It was a year ago today that I was diagnosed with this kidney disease, and just a month shy of two years ago that I first started experiencing symptoms. I still have to read the diagnosis from my phone when I’m asked what it’s called. Otherwise, I always leave out one word or another.
Proliferative glomerulonephritis with monoclonal igG3 kappa deposits
It remains a mouthful.
Since the onset of my symptoms, I’ve had multiple kidney ultrasounds, an echocardiogram, a PET scan, a bone marrow biopsy (ouch), two kidney biopsies, wore a heart monitor, seen two hematologists, a cardiologist, a fake nephrology physician’s assistant, four nephrologists, numerous amazing nurses, an ophthalmologist, scores of other radiologist-types, traveled 3290 miles round-trip for treatment, received eleven doses of chemotherapy (and counting), been prescribed 14 different high blood pressure medications or doses, been prescribed four diuretics, been hospitalized twice spending 10 days in the hospital, been on various doses of prednisone since May 1st that have clearly tried to kill me, and have had literally countless vials of blood removed from my arm.
What a ride. And it ain’t over yet.
What have I learned through all of this? Hell if I know. I mean, I’ve definitely learned that having a rare disease sucks. It particularly sucks when you live in a health care wasteland like New Mexico. Initially it was surprising to me that I couldn’t get good care here. We have many hospitals, including a teaching/research hospital. But… they know what they know, and this disease they don’t know. Long before my diagnosis I was known to bitch to anyone who would listen about the doctor shortage and turnover here. And the wait times to get an appointment. But I never gave treatment for serious illnesses much thought. My eyes have certainly been opened to that.

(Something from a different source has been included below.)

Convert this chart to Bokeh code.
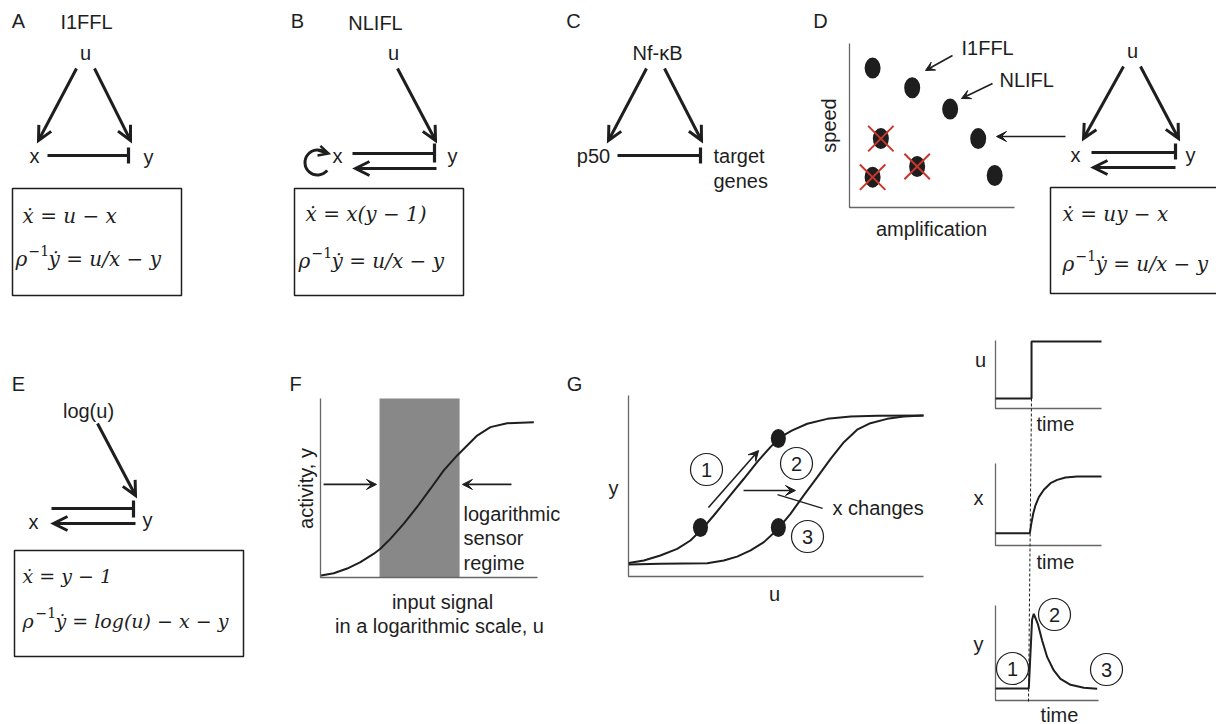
import numpy as np
from bokeh.plotting import figure
from bokeh.models import Range1d, Arrow, OpenHead, VeeHead
from bokeh.core.properties import value
from bokeh.embed import file_html
from bokeh.resources import INLINE

SANS = "Liberation Sans"
SERIF = "DejaVu Serif"
INK = "#1e1e1e"
AXC = "#666666"
RED = "#c8372d"
GREY = "#888888"

# ---------------- data ----------------
# Panel D: circuits placed by amplification / speed
d_amp = [1.4, 3.8, 6.1, 7.8, 8.8, 1.9, 4.1, 1.4]
d_speed = [8.5, 7.3, 6.0, 4.2, 1.95, 4.2, 2.5, 1.85]
d_excluded = [False, False, False, False, False, True, True, True]

# Panel F: activity vs log input
f_u = [0.03, 0.61, 1.23, 1.84, 2.46, 2.76, 3.23, 3.84, 4.45, 5.07, 5.68, 6.30,
       6.76, 7.22, 7.83, 8.60, 9.83]
f_y = [0.011, 0.024, 0.05, 0.086, 0.133, 0.161, 0.217, 0.301, 0.394, 0.496, 0.598,
       0.682, 0.737, 0.793, 0.840, 0.862, 0.868]
f_regime = [2.72, 6.41]
f_arrow_level = 0.52

# Panel G: dose response before / after x changes
g_u1 = [0.01, 0.52, 1.08, 1.65, 2.10, 2.50, 2.89, 3.35, 3.91, 4.36, 4.81, 5.15, 5.55,
        6.06, 6.74, 7.53, 8.43, 10.0]
g_y1 = [0.074, 0.088, 0.116, 0.153, 0.199, 0.263, 0.337, 0.429, 0.540, 0.632, 0.715,
        0.770, 0.807, 0.844, 0.871, 0.884, 0.888, 0.890]
g_u2 = [0.01, 1.08, 2.67, 3.23, 3.68, 4.14, 4.59, 5.04, 5.49, 5.94, 6.40, 6.85, 7.30,
        7.75, 8.20, 8.77, 9.33, 10.0]
g_y2 = [0.066, 0.070, 0.073, 0.088, 0.110, 0.144, 0.190, 0.258, 0.346, 0.448, 0.549,
        0.650, 0.742, 0.811, 0.847, 0.871, 0.884, 0.890]
g_pts_u = [2.44, 5.08, 5.08]
g_pts_y = [0.271, 0.762, 0.271]

# Time courses
t_u = [0.0, 3.4, 3.4, 10.0]
u_sig = [0.15, 0.15, 1.0, 1.0]
t_x = [0.0, 3.24, 3.37, 3.56, 3.77, 4.09, 4.56, 5.19, 5.82, 6.60, 7.71, 10.0]
x_sig = [0.15, 0.15, 0.26, 0.39, 0.49, 0.59, 0.68, 0.76, 0.80, 0.83, 0.84, 0.84]
t_y = [0.0, 3.14, 3.45, 3.61, 3.99, 4.40, 4.88, 5.50, 6.13, 7.08, 8.33, 9.59]
y_sig = [0.126, 0.126, 0.85, 0.913, 0.807, 0.632, 0.456, 0.316, 0.228, 0.165, 0.134, 0.123]

circle_nums = ["1", "2", "3"]

# ---------------- canvas ----------------
W, H = 1216, 724
FX0, FX1, FY0, FY1 = 0, W, 0, H
p = figure(width=W, height=H, x_range=Range1d(FX0, FX1), y_range=Range1d(FY1, FY0),
           output_backend="svg", toolbar_location=None,
           x_axis_location=None, y_axis_location=None, min_border=0,
           outline_line_color=None, background_fill_color="white",
           border_fill_color="white")
p.grid.visible = False

# sub-panels: pixel extents -> data extents through extra ranges
panels = {
    "d": (849, 1014, 0, 10, 207, 43, 0, 10),
    "f": (320, 537, 0, 10, 577, 398, 0, 1),
    "g": (628, 923, 0, 10, 576, 395, 0, 1),
    "tu": (995, 1101, 0, 10, 408, 341, 0, 1),
    "tx": (995, 1101, 0, 10, 545, 463, 0, 1),
    "ty": (995, 1101, 0, 10, 700, 605, 0, 1),
}
exx, exy = {}, {}
for name, (px0, px1, x0, x1, py0, py1, y0, y1) in panels.items():
    sx = (x1 - x0) / (px1 - px0)
    exx[name] = Range1d(x0 + (FX0 - px0) * sx, x0 + (FX1 - px0) * sx)
    sy = (y1 - y0) / (py1 - py0)
    exy[name] = Range1d(y0 + (FY1 - py0) * sy, y0 + (FY0 - py0) * sy)
p.extra_x_ranges = exx
p.extra_y_ranges = exy


def R(name):
    return dict(x_range_name=name, y_range_name=name) if name else {}


def label(x, y, t, size="20px", align="center", angle=0, font=SANS, style="normal"):
    p.text(x=[x], y=[y], text=[t], text_font=value(font), text_font_size=value(size),
           text_align=align, text_baseline="middle", text_color=INK, angle=angle,
           text_font_style=style)


def arrow(x0, y0, x1, y1, kind="open", lw=3.0, size=14, panel=None):
    if kind == "open":
        head = OpenHead(size=size, line_width=lw, line_color=INK, line_join="miter")
    else:
        head = VeeHead(size=size, fill_color=INK, line_color=INK, line_width=1)
    p.add_layout(Arrow(x_start=x0, y_start=y0, x_end=x1, y_end=y1, end=head,
                       line_width=lw, line_color=INK, **R(panel)))


def inhibit(x0, x1, y, bar_top, bar_bot):
    p.segment(x0=[x0, x1], y0=[y, bar_top], x1=[x1, x1], y1=[y, bar_bot],
              line_width=3.2, line_color=INK)


def box(l, t, r, b):
    p.quad(left=[l], right=[r], top=[t], bottom=[b], fill_color=None,
           line_color=INK, line_width=1.5)


def eqs(x0, y1, eq1, y2, rest, x1=None, fs=20):
    if x1 is None:
        x1 = x0
    sz = f"{fs}px"
    label(x0, y1, eq1, size=sz, align="left", font=SERIF, style="italic")
    label(x1, y2, "ρ", size=sz, align="left", font=SERIF, style="italic")
    label(x1 + 13, y2 - 8, "−1", size="14px", align="left", font=SERIF)
    label(x1 + 33, y2, rest, size=sz, align="left", font=SERIF, style="italic")


# ---------------- panel letters ----------------
for t, x, y in [("A", 18, 20), ("B", 297, 20), ("C", 573, 20), ("D", 820, 20),
                ("E", 18, 383), ("F", 295, 383), ("G", 574, 383)]:
    label(x, y, t)

# ---------------- A: I1FFL ----------------
label(86, 21, "I1FFL")
label(85, 52, "u"); label(34, 155, "x"); label(148, 156, "y")
arrow(76, 68, 38, 140); arrow(94, 68, 130, 140)
inhibit(47, 128, 155, 147, 163)
box(12, 188, 181, 295)
eqs(22, 215, "ẋ = u − x", 258, "ẏ = u/x − y", x1=15)

# ---------------- B: NLIFL ----------------
label(375, 22, "NLIFL")
label(393, 52, "u"); label(337, 155, "x"); label(452, 155, "y")
arrow(397, 68, 435, 140)
inhibit(352, 434, 153, 143, 162)
arrow(436, 168, 355, 168)
p.arc(x=[317], y=[162], radius=12.5, start_angle=0.85, end_angle=5.6, line_width=3,
      line_color=INK)
arrow(318, 150, 328, 153, size=10, lw=2.5)
box(294, 188, 463, 295)
eqs(305, 213, "ẋ = x(y − 1)", 260, "ẏ = u/x − y", x1=298)

# ---------------- C: NF-kB ----------------
label(657, 52, "Nf-κB")
label(593, 155, "p50")
label(713, 155, "target", align="left"); label(713, 180, "genes", align="left")
arrow(646, 68, 608, 140); arrow(664, 68, 701, 140)
inhibit(617, 700, 155, 147, 163)

# ---------------- D ----------------
p.line(x=[0, 0, 10], y=[10, 0, 0], line_color=AXC, line_width=1.3, **R("d"))
label(828, 125, "speed", angle=np.pi / 2)
label(931, 228, "amplification")
p.ellipse(x=d_amp, y=d_speed, width=0.97, height=1.28, fill_color=INK,
          line_color=None, **R("d"))
xa = [a for a, e in zip(d_amp, d_excluded) if e]
xs = [s for s, e in zip(d_speed, d_excluded) if e]
p.scatter(x=xa, y=xs, marker="x", size=36, line_color=RED, line_width=2, **R("d"))
label(961, 47, "I1FFL", align="left")
label(999, 79, "NLIFL", align="left")
arrow(952, 55, 925, 70, kind="vee", lw=1.6, size=9)
arrow(992, 83, 961, 98, kind="vee", lw=1.6, size=9)
arrow(1065, 136, 996, 136, kind="vee", lw=1.6, size=10)
label(1132, 50, "u"); label(1075, 154, "x"); label(1190, 154, "y")
arrow(1123, 66, 1083, 138); arrow(1140, 66, 1178, 138)
inhibit(1091, 1175, 152, 143, 159)
arrow(1175, 167, 1093, 167)
box(1050, 187, 1240, 293)
eqs(1062, 213, "ẋ = uy − x", 263, "ẏ = u/x − y")

# ---------------- E ----------------
label(88, 410, "log(u)")
label(33, 521, "x"); label(147, 519, "y")
arrow(97, 423, 135, 495)
inhibit(51, 133, 508, 500, 517)
arrow(135, 523, 53, 523)
box(14, 550, 243, 656)
eqs(22, 575, "ẋ = y − 1", 620, "ẏ = log(u) − x − y", fs=19)

# ---------------- F ----------------
p.quad(left=[f_regime[0]], right=[f_regime[1]], bottom=[0], top=[1], fill_color=GREY,
       line_color=None, **R("f"))
p.line(x=[0, 0, 10], y=[1, 0, 0], line_color=AXC, line_width=1.3, **R("f"))
p.line(x=f_u, y=f_y, line_color=INK, line_width=2, **R("f"))
arrow(0.14, f_arrow_level, 2.58, f_arrow_level, kind="vee", lw=1.6, size=10, panel="f")
arrow(8.8, f_arrow_level, 6.54, f_arrow_level, kind="vee", lw=1.6, size=10, panel="f")
label(305, 488, "activity, y", angle=np.pi / 2)
label(463, 513, "logarithmic", align="left")
label(463, 537, "sensor", align="left")
label(463, 562, "regime", align="left")
label(442, 601, "input signal")
label(439, 625, "in a logarithmic scale, u")

# ---------------- G ----------------
p.line(x=[0, 0, 10], y=[1, 0, 0], line_color=AXC, line_width=1.3, **R("g"))
p.line(x=g_u1, y=g_y1, line_color=INK, line_width=2, **R("g"))
p.line(x=g_u2, y=g_y2, line_color=INK, line_width=2, **R("g"))
p.ellipse(x=g_pts_u, y=g_pts_y, width=0.51, height=0.105, fill_color=INK,
          line_color=None, **R("g"))
arrow(2.71, 0.381, 4.41, 0.696, kind="vee", lw=1.6, size=10, panel="g")
arrow(3.90, 0.475, 5.66, 0.475, kind="vee", lw=1.6, size=10, panel="g")
p.segment(x0=[5.05], y0=[0.453], x1=[6.58], y1=[0.376], line_color=INK, line_width=1.3,
          **R("g"))
label(613, 487, "y"); label(774, 593, "u")
label(832, 507, "x changes", align="left")
gcx, gcy = [706, 796, 807], [469, 463, 536]
p.scatter(x=gcx, y=gcy, marker="circle", size=32, fill_color=None, line_color=INK,
          line_width=1.2)
for t, x, y in zip(circle_nums, gcx, gcy):
    label(x, y, t)

# ---------------- time courses ----------------
for nm, top in [("tu", 1.015), ("tx", 1.0), ("ty", 1.0)]:
    xend = 9.72 if nm == "ty" else 10
    p.line(x=[0, 0, xend], y=[top, 0, 0], line_color=AXC, line_width=1.3, **R(nm))
p.line(x=t_u, y=u_sig, line_color=INK, line_width=2, **R("tu"))
p.line(x=t_x, y=x_sig, line_color=INK, line_width=2, **R("tx"))
p.line(x=t_y, y=y_sig, line_color=INK, line_width=2, **R("ty"))
p.segment(x0=[1031], y0=[398], x1=[1028], y1=[702], line_color=INK, line_width=1,
          line_dash="3 2")
label(980, 359, "u"); label(978, 497, "x"); label(978, 643, "y")
label(1036, 423, "time", align="left")
label(1036, 561, "time", align="left")
label(1059, 714, "time")
tcx, tcy = [1012, 1054, 1106], [668, 614, 669]
p.scatter(x=tcx, y=tcy, marker="circle", size=32, fill_color=None, line_color=INK,
          line_width=1.2)
for t, x, y in zip(circle_nums, tcx, tcy):
    label(x, y, t)

open("out.html", "w").write(file_html(p, INLINE))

I also know we have to speak up for ourselves, be our own advocates, and NOT get intimidated by doctors and, in particular, specialists. As I said before, they know this one thing—doctoring—well. That doesn’t make them perfect or brilliant or godlike. Get your questions answered. Don’t leave the exam room until you do. And if it’s a fight every single time to get information, time to get a new doctor—and make sure he/she knows why you’re moving on.

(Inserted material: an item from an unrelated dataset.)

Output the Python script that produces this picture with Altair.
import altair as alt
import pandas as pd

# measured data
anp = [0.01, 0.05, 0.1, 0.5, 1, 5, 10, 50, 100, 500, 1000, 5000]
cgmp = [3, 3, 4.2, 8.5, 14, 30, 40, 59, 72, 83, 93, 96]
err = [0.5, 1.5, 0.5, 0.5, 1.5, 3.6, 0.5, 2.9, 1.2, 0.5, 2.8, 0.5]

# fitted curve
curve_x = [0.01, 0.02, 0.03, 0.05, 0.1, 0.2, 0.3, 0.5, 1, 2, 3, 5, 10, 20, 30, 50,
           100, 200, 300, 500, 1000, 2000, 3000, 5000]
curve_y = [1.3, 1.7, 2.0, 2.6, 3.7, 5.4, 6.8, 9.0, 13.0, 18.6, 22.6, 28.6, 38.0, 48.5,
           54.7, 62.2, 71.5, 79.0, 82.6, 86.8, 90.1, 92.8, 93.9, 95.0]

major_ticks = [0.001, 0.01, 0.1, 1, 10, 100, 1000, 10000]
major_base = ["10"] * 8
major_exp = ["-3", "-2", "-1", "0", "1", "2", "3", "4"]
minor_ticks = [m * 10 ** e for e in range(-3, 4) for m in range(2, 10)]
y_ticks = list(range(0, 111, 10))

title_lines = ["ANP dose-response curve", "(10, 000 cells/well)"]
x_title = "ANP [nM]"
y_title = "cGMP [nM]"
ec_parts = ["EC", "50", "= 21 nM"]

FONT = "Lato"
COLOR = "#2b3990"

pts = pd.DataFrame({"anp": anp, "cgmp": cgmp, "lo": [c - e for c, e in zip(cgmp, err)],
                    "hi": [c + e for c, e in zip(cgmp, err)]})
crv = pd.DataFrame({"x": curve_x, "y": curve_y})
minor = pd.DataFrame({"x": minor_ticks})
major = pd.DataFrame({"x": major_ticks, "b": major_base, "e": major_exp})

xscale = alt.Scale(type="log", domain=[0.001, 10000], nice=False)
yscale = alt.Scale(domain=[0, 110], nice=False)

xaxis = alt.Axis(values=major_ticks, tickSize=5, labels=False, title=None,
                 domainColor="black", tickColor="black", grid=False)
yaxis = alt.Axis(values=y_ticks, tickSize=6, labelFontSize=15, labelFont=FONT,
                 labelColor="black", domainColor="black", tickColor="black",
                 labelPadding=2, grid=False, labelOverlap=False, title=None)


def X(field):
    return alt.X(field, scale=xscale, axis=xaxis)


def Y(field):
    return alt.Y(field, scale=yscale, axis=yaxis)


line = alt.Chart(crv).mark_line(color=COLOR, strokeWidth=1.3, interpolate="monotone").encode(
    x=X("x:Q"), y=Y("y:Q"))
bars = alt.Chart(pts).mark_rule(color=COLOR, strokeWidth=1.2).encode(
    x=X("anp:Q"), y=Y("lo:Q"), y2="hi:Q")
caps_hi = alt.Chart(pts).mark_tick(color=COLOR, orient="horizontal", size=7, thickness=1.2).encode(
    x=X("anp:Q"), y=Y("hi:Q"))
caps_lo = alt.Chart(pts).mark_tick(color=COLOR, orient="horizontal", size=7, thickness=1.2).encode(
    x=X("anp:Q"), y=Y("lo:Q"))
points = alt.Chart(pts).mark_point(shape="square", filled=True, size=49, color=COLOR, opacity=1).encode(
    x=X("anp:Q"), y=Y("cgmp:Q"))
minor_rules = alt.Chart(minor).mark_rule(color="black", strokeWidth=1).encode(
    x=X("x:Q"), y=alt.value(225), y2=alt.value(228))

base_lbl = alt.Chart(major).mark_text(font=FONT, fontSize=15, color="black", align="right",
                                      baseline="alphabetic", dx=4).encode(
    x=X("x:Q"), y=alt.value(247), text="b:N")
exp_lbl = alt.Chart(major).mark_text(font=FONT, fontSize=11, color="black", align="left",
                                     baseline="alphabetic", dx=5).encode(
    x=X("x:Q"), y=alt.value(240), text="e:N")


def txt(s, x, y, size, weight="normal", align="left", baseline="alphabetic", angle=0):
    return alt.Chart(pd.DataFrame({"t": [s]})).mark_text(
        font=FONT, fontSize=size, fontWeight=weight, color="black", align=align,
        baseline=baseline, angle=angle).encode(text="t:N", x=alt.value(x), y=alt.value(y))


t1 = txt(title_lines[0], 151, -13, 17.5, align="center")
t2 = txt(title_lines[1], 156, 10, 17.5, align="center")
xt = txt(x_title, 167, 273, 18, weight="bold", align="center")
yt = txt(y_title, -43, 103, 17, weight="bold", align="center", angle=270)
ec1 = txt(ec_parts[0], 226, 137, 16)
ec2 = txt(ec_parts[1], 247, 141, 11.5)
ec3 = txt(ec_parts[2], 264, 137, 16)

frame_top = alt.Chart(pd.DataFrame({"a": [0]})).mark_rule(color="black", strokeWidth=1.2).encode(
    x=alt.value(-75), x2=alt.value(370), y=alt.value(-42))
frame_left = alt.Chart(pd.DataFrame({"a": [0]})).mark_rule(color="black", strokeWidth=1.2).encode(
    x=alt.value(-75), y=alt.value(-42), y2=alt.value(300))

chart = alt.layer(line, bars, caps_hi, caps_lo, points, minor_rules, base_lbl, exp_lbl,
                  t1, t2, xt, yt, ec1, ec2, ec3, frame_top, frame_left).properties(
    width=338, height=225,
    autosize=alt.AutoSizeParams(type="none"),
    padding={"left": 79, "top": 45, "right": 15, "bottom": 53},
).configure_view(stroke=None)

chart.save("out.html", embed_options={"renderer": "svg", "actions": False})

I could launch into a whole thing about not taking your good health for granted because you never know when it will be snatched from you, blah blah blah. That’s true of course but we ALL take our good health for granted. If I were “cured” tomorrow, I’d probably just go back to not questioning my health. I mean, what are we going to do? Dwell all day long on the fact that we’re not actively dying? That sounds like fun. I think it’s just human nature to not think about this stuff until we’re forced to. Some sort of self-preservation mechanism.
I could go off on a rant about our broken health care system, which *I* believe to be true, as evidenced by the cost of medical care, the number of people who don’t have insurance, health disparities in minority populations, people who’ve gone broke due to one stroke of bad medical misfortune, and on and on. And I think we’re all partially to blame for that (some more than others), from politicians to insurance companies to drug manufacturers to doctors and yes, even down to patients.

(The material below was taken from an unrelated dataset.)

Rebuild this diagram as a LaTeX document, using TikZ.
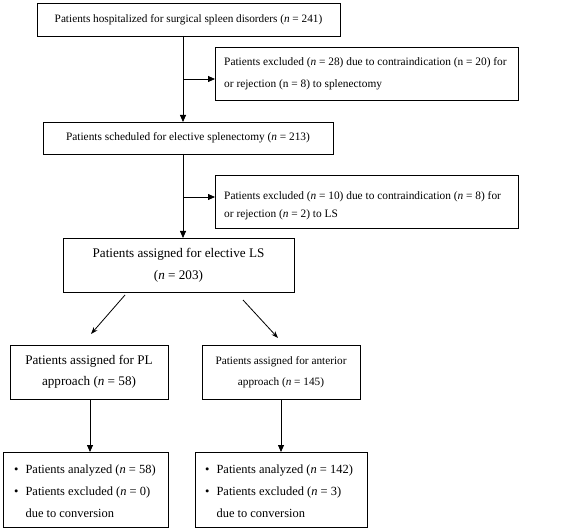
\documentclass[tikz,border=0pt]{standalone}
\usepackage{fontspec}
\setmainfont{Liberation Serif}
\usetikzlibrary{arrows.meta}
\begin{document}
\begin{tikzpicture}[x=1bp,y=-1bp,
  box/.style={draw, line width=0.8bp, inner sep=0pt, outer sep=0pt},
  arr/.style={line width=0.8bp, -{Triangle[length=7bp,width=6bp]}},
  darr/.style={line width=0.8bp, -{Stealth[length=7bp,width=5bp]}}]
\useasboundingbox (0,0) rectangle (569,531);
% boxes
\node[box, minimum width=303bp, minimum height=33bp, font=\fontsize{11.3}{12}\selectfont] (b1) at (188.5,19.5)
  {Patients hospitalized for surgical spleen disorders (\textit{n} = 241)};
\node[box, minimum width=303bp, minimum height=53bp] (b2) at (366.5,73.5) {};
\node[anchor=west, align=left, font=\fontsize{11.4}{21.7}\selectfont, inner sep=0pt] (t2) at (224,74)
  {Patients excluded (\textit{n} = 28) due to contraindication (n = 20) for\\or rejection (n = 8) to splenectomy};
\node[box, minimum width=290bp, minimum height=32bp, font=\fontsize{11.4}{12}\selectfont] (b3) at (188,138)
  {Patients scheduled for elective splenectomy (\textit{n} = 213)};
\node[box, minimum width=303bp, minimum height=53bp] (b4) at (366.5,201.5) {};
\node[anchor=west, align=left, font=\fontsize{11.4}{18}\selectfont, inner sep=0pt] (t4) at (224,206)
  {Patients excluded (\textit{n} = 10) due to contraindication (\textit{n} = 8) for\\or rejection (\textit{n} = 2) to LS};
\node[box, minimum width=231bp, minimum height=54bp, align=center, font=\fontsize{13.2}{22}\selectfont] (b5) at (178.5,265)
  {Patients assigned for elective LS\\(\textit{n} = 203)};
\node[box, minimum width=158bp, minimum height=54bp, align=center, font=\fontsize{13.2}{21}\selectfont] (b6) at (89,372)
  {Patients assigned for PL\\approach (\textit{n} = 58)};
\node[box, minimum width=158bp, minimum height=54bp, align=center, font=\fontsize{11.3}{21}\selectfont] (b7) at (281,372)
  {Patients assigned for anterior\\approach (\textit{n} = 145)};
\node[box, minimum width=165bp, minimum height=75bp] (b8) at (85.5,489.5) {};
\node[anchor=west, inner sep=0pt, font=\fontsize{12.5}{22.5}\selectfont] (t8) at (14,491)
  {\begin{tabular}{@{}l@{\hspace{7bp}}l@{}}\textbullet & Patients analyzed (\textit{n} = 58)\\
   \textbullet & Patients excluded (\textit{n} = 0)\\ & due to conversion\end{tabular}};
\node[box, minimum width=172bp, minimum height=75bp] (b9) at (281,489.5) {};
\node[anchor=west, inner sep=0pt, font=\fontsize{12.5}{22.5}\selectfont] (t9) at (205,491)
  {\begin{tabular}{@{}l@{\hspace{7bp}}l@{}}\textbullet & Patients analyzed (\textit{n} = 142)\\
   \textbullet & Patients excluded (\textit{n} = 3)\\ & due to conversion\end{tabular}};
% connectors
\coordinate (m1) at (183,79);
\coordinate (m2) at (183,197);
\draw[arr] (b1.south -| m1) -- (b3.north -| m1);
\draw[arr] (m1) -- (b2.west |- m1);
\draw[arr] (b3.south -| m2) -- (b5.north -| m2);
\draw[arr] (m2) -- (b4.west |- m2);
\coordinate (d1s) at (125,295);
\coordinate (d1e) at (91,334);
\coordinate (d2s) at (243,300);
\coordinate (d2e) at (278,338);
\draw[darr] (d1s) -- (d1e);
\draw[darr] (d2s) -- (d2e);
\draw[arr] (b6.south -| 90,0) -- (b8.north -| 90,0);
\draw[arr] (b7.south -| 281,0) -- (b9.north -| 281,0);
\end{tikzpicture}
\end{document}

[Quick story: back in 2016, I attended a debate of the candidates vying to be the city council representative for my district. We were able to submit questions on a note card so I asked “What is your plan for attracting and retaining qualified health care providers to address the shortage of such professionals in Albuquerque?”
When the moderator received the card, I saw her nod and mouth “Good question.” When the question was asked, I was particularly interested in the response of the guy who pretty much had my vote at that time, a younger up and coming community activist. But he just kind of scrunched up his face in apparent confusion and said, “*I* don’t have any problems getting appointments for medical care.” And literally that was the end of the discussion. HE didn’t have any issues getting care so apparently no one else did either. Alrighty then. I guess it’s not really an issue. I’m just making it all up. Eyeroll.]
Back to my point: We’ve all played a role in letting it get to the disaster it is right now. But… while I have my opinions about how things could be improved, I’m way too ignorant to take that task on. I’ll leave it to the people far brighter than I am to figure this one out.
I would, however, like to be more involved in this instead of just complaining about it. There is a work force committee here that I’d actually like to look into and join if they’d even want my input. The issue is time and energy. At present I have neither. But maybe some day I will. As I said, I have ideas. I might even have some useful insight as both a rural health care provider and a person who’s had to navigate the system far more than I ever wanted to. So maybe that’s a goal if my health improves. It’s definitely of interest to me.
Also of interest: February is “Rare Disease Awareness Month.” And February 28th is “Rare Disease Awareness Day.” How fitting that I was diagnosed in February! There is a whole movement around rare diseases, with websites, events, public awareness campaigns, appeals for funding/research, etc. And according to the National Organization of Rare Diseases, “The zebra is the official symbol of rare diseases in the United States” because of the commonality of its black and white features and the uniqueness of its stripes. Who knew?